新型インフル ダメージを受けるのは経済だけじゃない

投稿者: | 投稿日時: 2009年06月15日 05:21

前回、新型インフルエンザによる経済損失について書かせていただきました。しかし、新型インフルエンザによる被害は、経済ばかりではありません。感染による直接的な健康被害は当然のことながら、それだけにとどまらないようです。

感染症は「正しく怖がって」―新型インフルと「心のケア」
医療介護CBニュース 6月14日


上のニュースで初めて、新型インフルエンザ感染者の出た大阪府内ほかの高校やその生徒たちが、根拠に乏しい偏見を受けている様子を具体的に知りました。


【「防護服を着た人たちに突然、連れ出されることになった生徒や、家族全員が1週間、自宅で缶詰めになった生徒もいた。これを思うと言葉にならない」。同校が「ウイルスをばらまいている」といった誹謗中傷も後を絶たず、学校関係者のタクシーの利用や、制服のクリーニングを断られることもあったという。】

【「生徒が近所で『関西大倉学園の生徒だ』と言われるような状況だった」という。感染者が出たほかの学校も訪問したが、校長はじめ学校関係者や生徒の家族の多くが「誹謗中傷」されている状況。ある学校の校長は、心労で声が出なくなってしまっていたという。】

【学校の再開前には、校内の消毒もした。「専門家から、(ウイルスは既に死滅しているので)消毒の必要はないと聞いており、意味がないということも分かっていた。しかし、こういう風潮の中では、やらざるを得なかった」。

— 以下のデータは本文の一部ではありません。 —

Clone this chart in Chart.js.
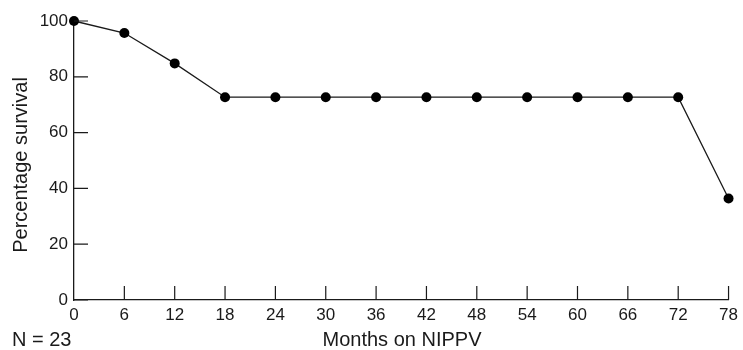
<!DOCTYPE html>
<html>
<head>
<meta charset="utf-8">
<script src="https://cdn.jsdelivr.net/npm/chart.js@4"></script>
<style>
  html, body { margin: 0; padding: 0; background: #fff; }
  #wrap { width: 743px; height: 350px; }
</style>
</head>
<body>
<div id="wrap"><canvas id="survival"></canvas></div>
<script>
// months on NIPPV and Kaplan-Meier style survival (%)
const months = [0, 6, 12, 18, 24, 30, 36, 42, 48, 54, 60, 66, 72, 78];
const survival = [100, 95.7, 84.8, 72.7, 72.7, 72.7, 72.7, 72.7, 72.7, 72.7, 72.7, 72.7, 72.7, 36.4];
const yTicks = [0, 20, 40, 60, 80, 100];
const xTitle = 'Months on NIPPV';
const yTitle = 'Percentage survival';
const nLabel = 'N = 23';

const FONT = 'Liberation Sans, Arial, Helvetica, sans-serif';
const INK = '#1a1a1a';

// ticks in this figure point inward, so draw them ourselves
const innerTicks = {
  id: 'innerTicks',
  afterDatasetsDraw(chart) {
    const {ctx, scales: {x, y}} = chart;
    const len = 14;
    ctx.save();
    ctx.strokeStyle = INK;
    ctx.lineWidth = 1.2;
    ctx.beginPath();
    months.forEach(m => {
      if (m === 0) return;
      const px = x.getPixelForValue(m);
      ctx.moveTo(px, y.bottom);
      ctx.lineTo(px, y.bottom - len);
    });
    yTicks.forEach(v => {
      const py = y.getPixelForValue(v);
      ctx.moveTo(x.left, py);
      ctx.lineTo(x.left + len, py);
    });
    ctx.stroke();
    ctx.restore();
  },
  afterDraw(chart) {
    const {ctx} = chart;
    ctx.save();
    ctx.fillStyle = INK;
    ctx.font = '20px ' + FONT;
    ctx.textBaseline = 'middle';
    ctx.textAlign = 'left';
    ctx.fillText(nLabel, 12, 340);
    ctx.textAlign = 'center';
    ctx.fillText(xTitle, 402, 340);
    // y title, rotated
    ctx.translate(21, 165);
    ctx.rotate(-Math.PI / 2);
    ctx.fillText(yTitle, 0, 0);
    ctx.restore();
  }
};

new Chart(document.getElementById('survival'), {
  type: 'line',
  data: {
    datasets: [{
      data: months.map((m, i) => ({x: m, y: survival[i]})),
      borderColor: INK,
      borderWidth: 1.3,
      backgroundColor: '#000',
      pointRadius: 5,
      pointHoverRadius: 5,
      pointBorderWidth: 0,
      tension: 0,
      clip: false
    }]
  },
  options: {
    responsive: true,
    maintainAspectRatio: false,
    animation: false,
    events: [],
    layout: { padding: { top: 21, right: 11, left: 0, bottom: 0 } },
    plugins: { legend: { display: false }, tooltip: { enabled: false } },
    scales: {
      x: {
        type: 'linear',
        min: 0, max: 78,
        afterBuildTicks: s => { s.ticks = months.map(v => ({value: v})); },
        afterFit: s => { s.height = 50; },
        grid: { display: false, drawTicks: false },
        border: { display: true, color: INK, width: 1.3 },
        ticks: { color: INK, font: { size: 17, family: FONT }, padding: 5, maxRotation: 0, autoSkip: false }
      },
      y: {
        min: 0, max: 100,
        afterBuildTicks: s => { s.ticks = yTicks.map(v => ({value: v})); },
        afterFit: s => { s.width = 74; },
        grid: { display: false, drawTicks: false },
        border: { display: true, color: INK, width: 1.3 },
        ticks: { color: INK, font: { size: 17, family: FONT }, padding: 6 }
      }
    }
  },
  plugins: [innerTicks]
});
</script>
</body>
</html>
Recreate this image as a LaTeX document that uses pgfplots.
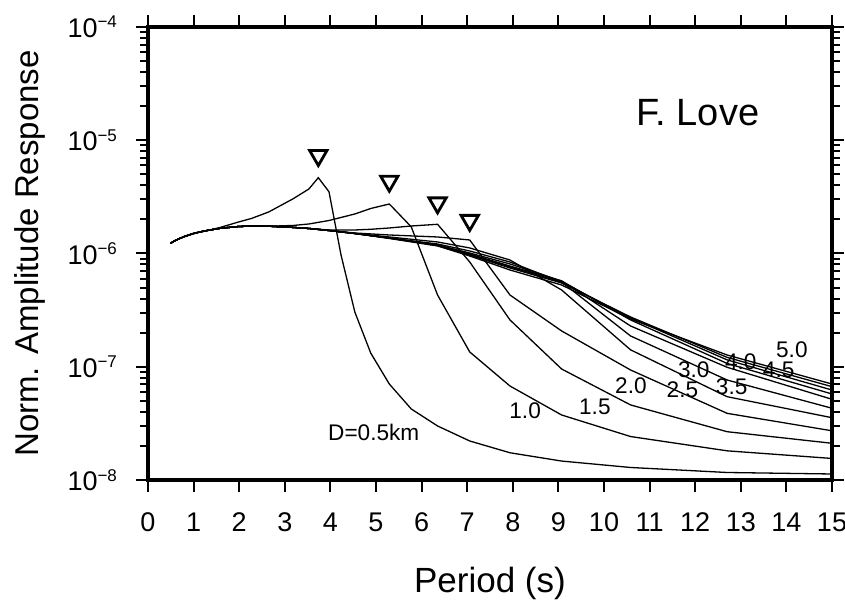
\documentclass[border=0pt]{standalone}
\usepackage{fontspec}
\setmainfont{Liberation Sans}
\usepackage{pgfplots}
\pgfplotsset{compat=1.18}
\newcommand{\tp}[1]{10\raisebox{4.8pt}{\fontsize{8.5}{8.5}\selectfont −#1}}
\pgfplotsset{curve/.style={black, solid, mark=none, line width=0.65pt}}
\begin{document}
\begin{tikzpicture}
\begin{axis}[
  scale only axis, width=342pt, height=226.5pt,
  xmin=0, xmax=15, ymin=1e-8, ymax=1e-4, ymode=log,
  xtick={0,1,...,15},
  ytick={1e-8,1e-7,1e-6,1e-5,1e-4},
  yticklabels={\tp{8},\tp{7},\tp{6},\tp{5},\tp{4}},
  tick align=outside,
  major tick length=6pt, minor tick length=3.75pt,
  every tick/.style={black, line width=1pt},
  axis line style={line width=1.6pt},
  tick label style={font=\fontsize{13.5}{15}\selectfont},
  xticklabel style={yshift=-7pt},
  yticklabel style={xshift=-6pt},
  /pgf/number format/assume math mode=true,
  xlabel={Period (s)}, ylabel={Norm. Amplitude Response},
  every axis x label/.style={at={(axis description cs:0.5,-0.2494)}, anchor=base, font=\fontsize{17.5}{20}\selectfont},
  every axis y label/.style={at={(axis description cs:-0.1608,0.5)}, rotate=90, anchor=base, font=\fontsize{16.5}{19}\selectfont},
]
% envelope (top at long periods)
\addplot[curve] coordinates {(0.496,1.230e-6) (0.567,1.282e-6) (0.661,1.338e-6) (0.794,1.410e-6) (0.992,1.499e-6) (1.134,1.548e-6) (1.323,1.603e-6) (1.588,1.670e-6) (1.984,1.731e-6) (2.268,1.746e-6) (2.646,1.742e-6) (3.175,1.70e-6) (3.528,1.663e-6) (3.969,1.596e-6) (4.536,1.502e-6) (5.292,1.357e-6) (6.35,1.165e-6) (7.056,9.50e-7) (7.938,7.15e-7) (9.071,5.27e-7) (10.583,2.64e-7) (12.7,1.27e-7) (15,7.04e-8)};
% D=5.0
\addplot[curve] coordinates {(0.496,1.230e-6) (0.567,1.282e-6) (0.661,1.338e-6) (0.794,1.410e-6) (0.992,1.499e-6) (1.134,1.548e-6) (1.323,1.603e-6) (1.588,1.670e-6) (1.984,1.731e-6) (2.268,1.746e-6) (2.646,1.742e-6) (3.175,1.70e-6) (3.528,1.663e-6) (3.969,1.596e-6) (4.536,1.502e-6) (5.292,1.370e-6) (6.35,1.177e-6) (7.056,9.70e-7) (7.938,7.45e-7) (9.071,5.49e-7) (10.583,2.75e-7) (12.7,1.21e-7) (15,6.67e-8)};
% D=4.5
\addplot[curve] coordinates {(0.496,1.230e-6) (0.567,1.282e-6) (0.661,1.338e-6) (0.794,1.410e-6) (0.992,1.499e-6) (1.134,1.548e-6) (1.323,1.603e-6) (1.588,1.670e-6) (1.984,1.731e-6) (2.268,1.746e-6) (2.646,1.742e-6) (3.175,1.70e-6) (3.528,1.663e-6) (3.969,1.596e-6) (4.536,1.502e-6) (5.292,1.370e-6) (6.35,1.177e-6) (7.056,9.80e-7) (7.938,7.60e-7) (9.071,5.60e-7) (10.583,2.70e-7) (12.7,1.15e-7) (15,6.23e-8)};
% D=4.0
\addplot[curve] coordinates {(0.496,1.230e-6) (0.567,1.282e-6) (0.661,1.338e-6) (0.794,1.410e-6) (0.992,1.499e-6) (1.134,1.548e-6) (1.323,1.603e-6) (1.588,1.670e-6) (1.984,1.731e-6) (2.268,1.746e-6) (2.646,1.742e-6) (3.175,1.70e-6) (3.528,1.663e-6) (3.969,1.596e-6) (4.536,1.502e-6) (5.292,1.370e-6) (6.35,1.189e-6) (7.056,9.90e-7) (7.938,7.75e-7) (9.071,5.72e-7) (10.583,2.59e-7) (12.7,1.07e-7) (15,5.75e-8)};
% D=3.5
\addplot[curve] coordinates {(0.496,1.230e-6) (0.567,1.282e-6) (0.661,1.338e-6) (0.794,1.410e-6) (0.992,1.499e-6) (1.134,1.548e-6) (1.323,1.603e-6) (1.588,1.670e-6) (1.984,1.731e-6) (2.268,1.746e-6) (2.646,1.742e-6) (3.175,1.70e-6) (3.528,1.663e-6) (3.969,1.596e-6) (4.536,1.502e-6) (5.292,1.370e-6) (6.35,1.189e-6) (7.056,1.010e-6) (7.938,8.08e-7) (9.071,5.72e-7) (10.583,2.29e-7) (12.7,9.89e-8) (15,5.16e-8)};
% D=3.0
\addplot[curve] coordinates {(0.496,1.230e-6) (0.567,1.282e-6) (0.661,1.338e-6) (0.794,1.410e-6) (0.992,1.499e-6) (1.134,1.548e-6) (1.323,1.603e-6) (1.588,1.670e-6) (1.984,1.731e-6) (2.268,1.746e-6) (2.646,1.742e-6) (3.175,1.70e-6) (3.528,1.663e-6) (3.969,1.596e-6) (4.536,1.502e-6) (5.292,1.370e-6) (6.35,1.213e-6) (7.056,1.052e-6) (7.938,8.41e-7) (9.071,5.60e-7) (10.583,1.87e-7) (12.7,7.64e-8) (15,4.30e-8)};
% D=2.5
\addplot[curve] coordinates {(0.496,1.230e-6) (0.567,1.282e-6) (0.661,1.338e-6) (0.794,1.410e-6) (0.992,1.499e-6) (1.134,1.548e-6) (1.323,1.603e-6) (1.588,1.670e-6) (1.984,1.731e-6) (2.268,1.746e-6) (2.646,1.742e-6) (3.175,1.70e-6) (3.528,1.663e-6) (3.969,1.596e-6) (4.536,1.502e-6) (5.292,1.399e-6) (6.35,1.264e-6) (7.056,1.119e-6) (7.938,8.76e-7) (9.071,4.76e-7) (10.583,1.41e-7) (12.7,5.44e-8) (15,3.55e-8)};
% D=2.0
\addplot[curve] coordinates {(0.496,1.230e-6) (0.567,1.282e-6) (0.661,1.338e-6) (0.794,1.410e-6) (0.992,1.499e-6) (1.134,1.548e-6) (1.323,1.603e-6) (1.588,1.670e-6) (1.984,1.731e-6) (2.268,1.746e-6) (2.646,1.742e-6) (3.175,1.70e-6) (3.528,1.663e-6) (3.969,1.596e-6) (4.536,1.517e-6) (5.292,1.457e-6) (6.35,1.399e-6) (7.056,1.316e-6) (7.938,4.30e-7) (9.071,2.07e-7) (10.583,9.36e-8) (12.7,3.88e-8) (15,2.72e-8)};
% D=1.5
\addplot[curve] coordinates {(0.496,1.230e-6) (0.567,1.282e-6) (0.661,1.338e-6) (0.794,1.410e-6) (0.992,1.499e-6) (1.134,1.548e-6) (1.323,1.603e-6) (1.588,1.670e-6) (1.984,1.731e-6) (2.268,1.746e-6) (2.646,1.742e-6) (3.175,1.70e-6) (3.528,1.663e-6) (3.969,1.613e-6) (4.536,1.613e-6) (4.885,1.636e-6) (5.292,1.680e-6) (5.773,1.749e-6) (6.35,1.811e-6) (7.056,8.41e-7) (7.938,2.59e-7) (9.071,9.55e-8) (10.583,4.60e-8) (12.7,2.67e-8) (15,2.11e-8)};
% D=1.0
\addplot[curve] coordinates {(0.496,1.230e-6) (0.567,1.282e-6) (0.661,1.338e-6) (0.794,1.410e-6) (0.992,1.499e-6) (1.134,1.548e-6) (1.323,1.603e-6) (1.588,1.670e-6) (1.984,1.731e-6) (2.268,1.746e-6) (2.646,1.742e-6) (3.175,1.767e-6) (3.528,1.822e-6) (3.969,1.956e-6) (4.536,2.233e-6) (4.885,2.497e-6) (5.292,2.736e-6) (5.773,1.72e-6) (6.35,4.30e-7) (7.056,1.35e-7) (7.938,6.76e-8) (9.071,3.75e-8) (10.583,2.42e-8) (12.7,1.81e-8) (15,1.55e-8)};
% D=0.5
\addplot[curve] coordinates {(0.496,1.230e-6) (0.567,1.282e-6) (0.661,1.338e-6) (0.794,1.410e-6) (0.992,1.499e-6) (1.134,1.548e-6) (1.323,1.603e-6) (1.588,1.70e-6) (1.984,1.897e-6) (2.268,2.038e-6) (2.646,2.325e-6) (3.175,3.03e-6) (3.528,3.71e-6) (3.735,4.67e-6) (3.969,3.51e-6) (4.233,9.70e-7) (4.536,3.04e-7) (4.885,1.32e-7) (5.292,7.04e-8) (5.773,4.24e-8) (6.35,3.00e-8) (7.056,2.21e-8) (7.938,1.74e-8) (9.071,1.47e-8) (10.583,1.29e-8) (12.7,1.165e-8) (15,1.13e-8)};
% resonance markers
\addplot[black, only marks, mark=triangle, mark size=5pt, mark options={rotate=180, line width=1.4pt, fill=white}] coordinates {(3.735,7.33e-6) (5.292,4.35e-6) (6.35,2.80e-6) (7.056,1.96e-6)};
% labels
\begin{scope}[every node/.style={font=\fontsize{11.3}{13}\selectfont, inner sep=0pt}]
\node at (axis cs:4.95,2.65e-8) {D=0.5km};
\node at (axis cs:8.27,4.07e-8) {1.0};
\node at (axis cs:9.80,4.46e-8) {1.5};
\node at (axis cs:10.59,6.79e-8) {2.0};
\node at (axis cs:11.72,6.21e-8) {2.5};
\node at (axis cs:11.97,9.46e-8) {3.0};
\node at (axis cs:12.80,6.70e-8) {3.5};
\node at (axis cs:13.00,1.109e-7) {4.0};
\node at (axis cs:13.83,9.32e-8) {4.5};
\node at (axis cs:14.12,1.42e-7) {5.0};
\end{scope}
\node[anchor=base, font=\fontsize{19}{22}\selectfont, inner sep=0pt] at (axis cs:12.06,1.336e-5) {F. Love};
\end{axis}
\pgfresetboundingbox
\path (current axis.south west) ++(-74pt,-61.5pt) rectangle ++(422.5pt,301.5pt);
\end{tikzpicture}
\end{document}
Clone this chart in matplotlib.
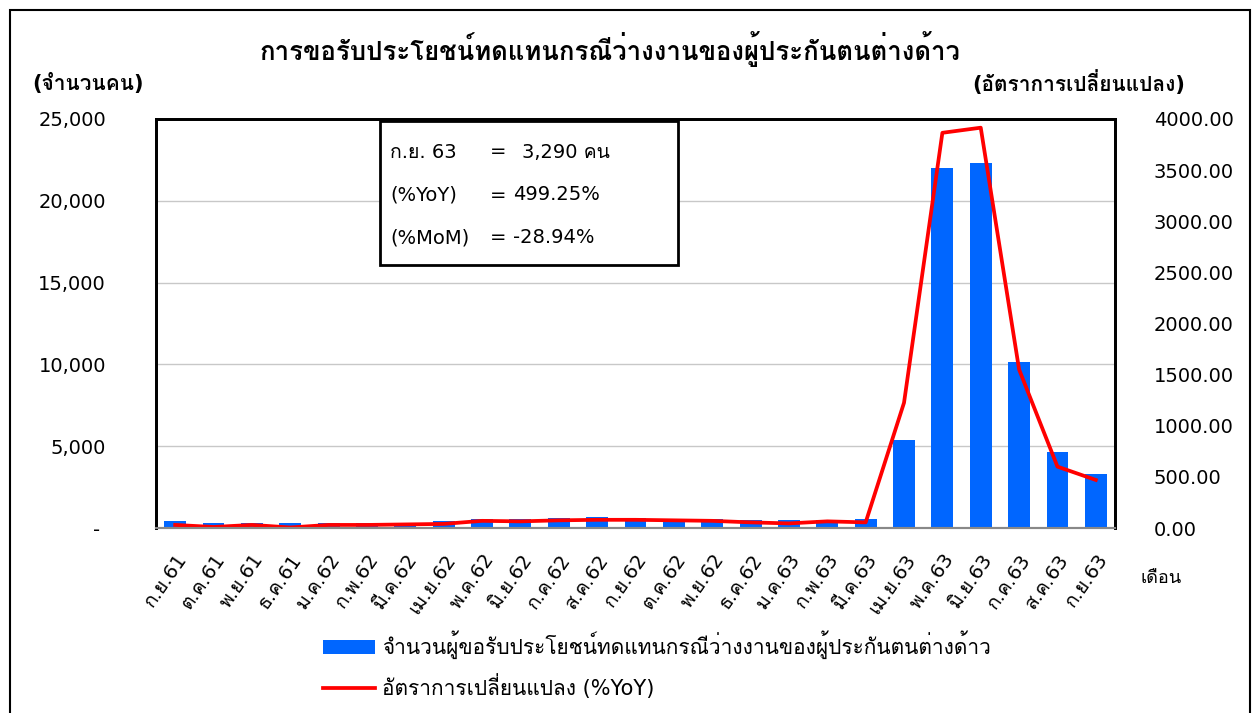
import numpy as np
import matplotlib
matplotlib.use("Agg")
import matplotlib.pyplot as plt
from matplotlib.patches import Rectangle

# Latin glyphs from DejaVu, Thai glyphs fall back to Loma
plt.rcParams['font.family'] = ['DejaVu Sans', 'Loma']

months = ['ก.ย.61', 'ต.ค.61', 'พ.ย.61', 'ธ.ค.61', 'ม.ค.62', 'ก.พ.62', 'มี.ค.62',
          'เม.ย.62', 'พ.ค.62', 'มิ.ย.62', 'ก.ค.62', 'ส.ค.62', 'ก.ย.62', 'ต.ค.62',
          'พ.ย.62', 'ธ.ค.62', 'ม.ค.63', 'ก.พ.63', 'มี.ค.63', 'เม.ย.63', 'พ.ค.63',
          'มิ.ย.63', 'ก.ค.63', 'ส.ค.63', 'ก.ย.63']
claimants = [420, 320, 320, 330, 320, 320, 330, 400, 520, 520, 600, 680, 600,
             540, 540, 470, 470, 470, 550, 5400, 22000, 22300, 10150, 4650, 3290]
yoy = [30, 10, 30, 5, 30, 30, 35, 40, 70, 65, 75, 80, 80, 75, 70, 55, 45, 65,
       55, 1225, 3865, 3915, 1550, 600, 470]
left_ticks = [0, 5000, 10000, 15000, 20000, 25000]
right_ticks = [0, 500, 1000, 1500, 2000, 2500, 3000, 3500, 4000]

fig = plt.figure(figsize=(12.58, 7.13), dpi=100)
ax = fig.add_axes([156/1258, 1-528/713, 959/1258, 409/713])
ax2 = ax.twinx()

x = np.arange(len(months))
bars = ax.bar(x, claimants, width=0.57, color='#0066FF', zorder=2,
              label='จำนวนผู้ขอรับประโยชน์ทดแทนกรณีว่างงานของผู้ประกันตนต่างด้าว')
line, = ax2.plot(x, yoy, color='#FF0000', lw=2.7, label='อัตราการเปลี่ยนแปลง (%YoY)')

ax.set_xlim(-0.5, len(months) - 0.5)
ax.set_ylim(0, 25000)
ax.set_yticks(left_ticks)
ax.set_yticklabels(['- '] + [f'{v:,}' for v in left_ticks[1:]], fontsize=14)
ax2.set_ylim(0, 4000)
ax2.set_yticks(right_ticks)
ax2.set_yticklabels([f'{v:.2f}' for v in right_ticks], fontsize=14)
ax.set_xticks(x)
ax.set_xticklabels(months, rotation=55, ha='right', rotation_mode='anchor', fontsize=14)
ax.yaxis.grid(True, color='#c8c8c8', lw=1, zorder=0)
ax.set_axisbelow(True)
ax.tick_params(axis='y', length=0, pad=36)
ax.tick_params(axis='x', length=0, pad=16)
ax2.tick_params(length=0, pad=28)
for a in (ax, ax2):
    for s in ('left', 'top', 'right'):
        a.spines[s].set_linewidth(2)
        a.spines[s].set_color('black')
    a.spines['bottom'].set_color('#888888')
    a.spines['bottom'].set_linewidth(1.5)

fig.text(610/1258, 1-49/713, 'การขอรับประโยชน์ทดแทนกรณีว่างงานของผู้ประกันตนต่างด้าว',
         ha='center', va='center', fontsize=18.5, fontweight='bold')
fig.text(32/1258, 1-83/713, '(จำนวนคน)', ha='left', va='center', fontsize=15, fontweight='bold')
fig.text(1185/1258, 1-83/713, '(อัตราการเปลี่ยนแปลง)', ha='right', va='center',
         fontsize=15, fontweight='bold')
fig.text(1140/1258, 1-578/713, 'เดือน', ha='left', va='center', fontsize=13)

# info box
fig.patches.append(Rectangle((380/1258, 1-265/713), 298/1258, 144/713, transform=fig.transFigure,
                             facecolor='white', edgecolor='black', lw=2, zorder=5))
info_label = ['ก.ย. 63', '(%YoY)', '(%MoM)']
info_value = ['3,290 คน', '499.25%', '-28.94%']
for i in range(3):
    yy = 1 - (152 + 43 * i) / 713
    fig.text(390/1258, yy, info_label[i], ha='left', va='center', fontsize=14, zorder=6)
    fig.text(490/1258, yy, '=', ha='left', va='center', fontsize=14, zorder=6)
    fig.text((522 if i == 0 else 513)/1258, yy, info_value[i], ha='left', va='center',
             fontsize=14, zorder=6)

fig.legend(handles=[bars, line], loc='upper left', bbox_to_anchor=(304/1258, 1-612/713),
           frameon=False, fontsize=15, handlelength=2.5, handleheight=0.7,
           handletextpad=0.35, labelspacing=0.7)

fig.patches.append(Rectangle((10/1258, -0.05), 1240/1258, 1.05-10/713, transform=fig.transFigure,
                             facecolor='none', edgecolor='black', lw=1.5))

fig.savefig('out.png', dpi=100)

】


未知の感染症に対する不安は分かりますが、必要以上に恐れることは意味がないばかりか、多くの人を謂れのない非難や中傷、差別に陥れることになるのですね。国内で感染が見つかった当初の段階で、その拡大を防ぐべく感染者やその集団について周知徹底を図るというのもわからなくはありません。しかし、それは人権侵害とも隣り合わせだということを改めて認識した思いです。その有効性は個々の病気の性質によっても大きく異なり、慎重になる必要があります。今回のインフルエンザで言えば、感染者の発見までの過程に多くの疑問が付きまとい、潜伏期間も考えると、見つかった頃には既に感染が広がっていた可能性も大きいことから、行政のやりかた、過熱報道、市民の過剰反応、どれをとっても反省すべき点があるように思います。


なお、感染者発見までの過程と現場の混乱は、以下の記事が興味深く伝えています。

「まさかの豚」 現場は 新型インフルエンザ検証
朝日新聞 2009年6月13日


一方、インフルエンザ以外の原因で発熱があり、医療機関を受診しようという人が、通常通りの受診ができずに症状が悪化したという声も聞かれます。

《声》 インフル対応で娘は肺炎に
朝日新聞 2009年6月13日


発熱外来の設置に際する医療側の負担や混乱もさることながら、インフルエンザ以外の通常の受診者がこうした影響を受けた例は、おそらくこれにとどまらないのではないかと想像します。そもそも発熱外来を受診するか否か、その判断のために一般の人がまず相談する「発熱相談センター」での対応の杜撰さは、以前も書かせていただいたとおりです(「発熱相談センターに実際に電話してみた」)。新型インフルエンザに感染してもしなくても、行政と現場の足並みがまったく揃っていないことで、結局は患者である私たち一般市民が割を食うことになるのですね。


以上、新型インフルエンザに感染しなくても、ダメージを受けている人たちがいることを知ったのでした。おりしもWHOが警戒レベルを「フェーズ6」に引き上げたばかり。日本国内の感染者も着実に増加を続けています。秋から冬に感染が本格化するのではと考えた時に、感染者への対応や経済的損失ばかりでなく、こうした部分への影響も認識されるべきですよね。行政の適切な措置と、医療機関や一般市民の冷静な対応が必要なのは、まさにこれからなのだと思います。